» **Exercise**
Include in the output exactly the lines from the opening of the data through the line containing "import plotly.graph_objects as go", and nothing more.
*** Given information
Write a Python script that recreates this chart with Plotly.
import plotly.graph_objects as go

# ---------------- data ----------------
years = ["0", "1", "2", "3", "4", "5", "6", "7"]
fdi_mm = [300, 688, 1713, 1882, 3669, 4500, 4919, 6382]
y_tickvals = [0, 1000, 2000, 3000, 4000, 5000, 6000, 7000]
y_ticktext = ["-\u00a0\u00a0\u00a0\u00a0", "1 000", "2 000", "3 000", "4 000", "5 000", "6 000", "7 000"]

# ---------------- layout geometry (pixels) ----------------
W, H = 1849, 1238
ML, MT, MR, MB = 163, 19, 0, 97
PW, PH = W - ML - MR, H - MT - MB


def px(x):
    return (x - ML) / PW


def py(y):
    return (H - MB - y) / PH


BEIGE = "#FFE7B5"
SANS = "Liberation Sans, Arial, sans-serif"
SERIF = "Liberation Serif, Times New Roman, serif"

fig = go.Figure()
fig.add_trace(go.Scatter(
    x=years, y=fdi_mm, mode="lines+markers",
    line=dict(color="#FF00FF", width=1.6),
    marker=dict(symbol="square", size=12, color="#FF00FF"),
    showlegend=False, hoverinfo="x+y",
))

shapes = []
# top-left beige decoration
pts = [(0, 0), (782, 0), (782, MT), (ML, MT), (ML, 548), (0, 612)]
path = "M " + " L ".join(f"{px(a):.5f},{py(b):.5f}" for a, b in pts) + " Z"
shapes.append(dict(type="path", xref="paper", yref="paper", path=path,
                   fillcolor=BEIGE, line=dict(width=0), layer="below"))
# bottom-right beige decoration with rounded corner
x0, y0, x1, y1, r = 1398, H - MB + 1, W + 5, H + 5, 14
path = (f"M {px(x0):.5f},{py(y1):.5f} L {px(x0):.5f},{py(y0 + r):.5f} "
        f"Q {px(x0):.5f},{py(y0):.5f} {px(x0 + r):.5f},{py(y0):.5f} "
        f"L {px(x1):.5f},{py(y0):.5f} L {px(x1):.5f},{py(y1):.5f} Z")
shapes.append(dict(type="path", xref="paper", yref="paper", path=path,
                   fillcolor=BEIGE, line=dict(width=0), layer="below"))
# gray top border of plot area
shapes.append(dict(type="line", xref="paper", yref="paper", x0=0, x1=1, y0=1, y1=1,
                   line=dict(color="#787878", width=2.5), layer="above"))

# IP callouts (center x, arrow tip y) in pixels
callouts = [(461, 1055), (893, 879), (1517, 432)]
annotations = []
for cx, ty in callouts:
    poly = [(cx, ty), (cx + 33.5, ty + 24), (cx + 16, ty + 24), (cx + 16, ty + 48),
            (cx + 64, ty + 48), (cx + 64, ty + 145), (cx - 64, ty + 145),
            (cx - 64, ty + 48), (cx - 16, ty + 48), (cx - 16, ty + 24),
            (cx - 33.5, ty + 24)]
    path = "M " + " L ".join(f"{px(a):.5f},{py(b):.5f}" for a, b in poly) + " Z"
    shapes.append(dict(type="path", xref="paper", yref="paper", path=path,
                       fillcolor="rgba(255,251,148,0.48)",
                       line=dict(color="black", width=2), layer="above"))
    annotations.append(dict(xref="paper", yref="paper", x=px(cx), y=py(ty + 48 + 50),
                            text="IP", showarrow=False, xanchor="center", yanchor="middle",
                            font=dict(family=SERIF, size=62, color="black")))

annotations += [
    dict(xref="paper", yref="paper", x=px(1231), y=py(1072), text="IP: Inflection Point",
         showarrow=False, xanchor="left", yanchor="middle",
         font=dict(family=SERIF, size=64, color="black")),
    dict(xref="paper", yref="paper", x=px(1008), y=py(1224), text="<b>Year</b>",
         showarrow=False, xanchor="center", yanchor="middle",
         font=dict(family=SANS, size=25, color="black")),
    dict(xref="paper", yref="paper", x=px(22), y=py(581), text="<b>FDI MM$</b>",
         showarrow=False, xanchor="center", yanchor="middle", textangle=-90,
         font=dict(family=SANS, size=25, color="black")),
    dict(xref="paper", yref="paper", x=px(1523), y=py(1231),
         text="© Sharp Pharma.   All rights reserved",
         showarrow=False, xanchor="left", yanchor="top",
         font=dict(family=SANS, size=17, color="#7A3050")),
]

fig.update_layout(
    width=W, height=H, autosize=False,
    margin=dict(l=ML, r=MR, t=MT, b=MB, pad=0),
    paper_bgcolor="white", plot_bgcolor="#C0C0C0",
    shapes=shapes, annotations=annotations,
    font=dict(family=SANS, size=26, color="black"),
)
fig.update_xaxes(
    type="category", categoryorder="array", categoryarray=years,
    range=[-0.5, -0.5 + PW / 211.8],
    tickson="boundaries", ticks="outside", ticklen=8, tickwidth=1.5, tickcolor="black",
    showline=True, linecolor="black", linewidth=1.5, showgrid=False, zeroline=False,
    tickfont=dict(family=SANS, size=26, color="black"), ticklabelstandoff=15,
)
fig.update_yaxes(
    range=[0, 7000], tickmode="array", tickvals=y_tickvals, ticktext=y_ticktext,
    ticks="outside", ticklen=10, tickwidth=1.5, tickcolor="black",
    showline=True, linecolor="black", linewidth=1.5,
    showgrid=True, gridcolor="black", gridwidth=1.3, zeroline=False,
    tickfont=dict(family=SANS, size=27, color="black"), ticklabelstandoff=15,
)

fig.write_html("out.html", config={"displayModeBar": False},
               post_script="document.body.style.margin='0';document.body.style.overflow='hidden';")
******
» **Result of the task**
Write a Python script that recreates this chart with Plotly.
import plotly.graph_objects as go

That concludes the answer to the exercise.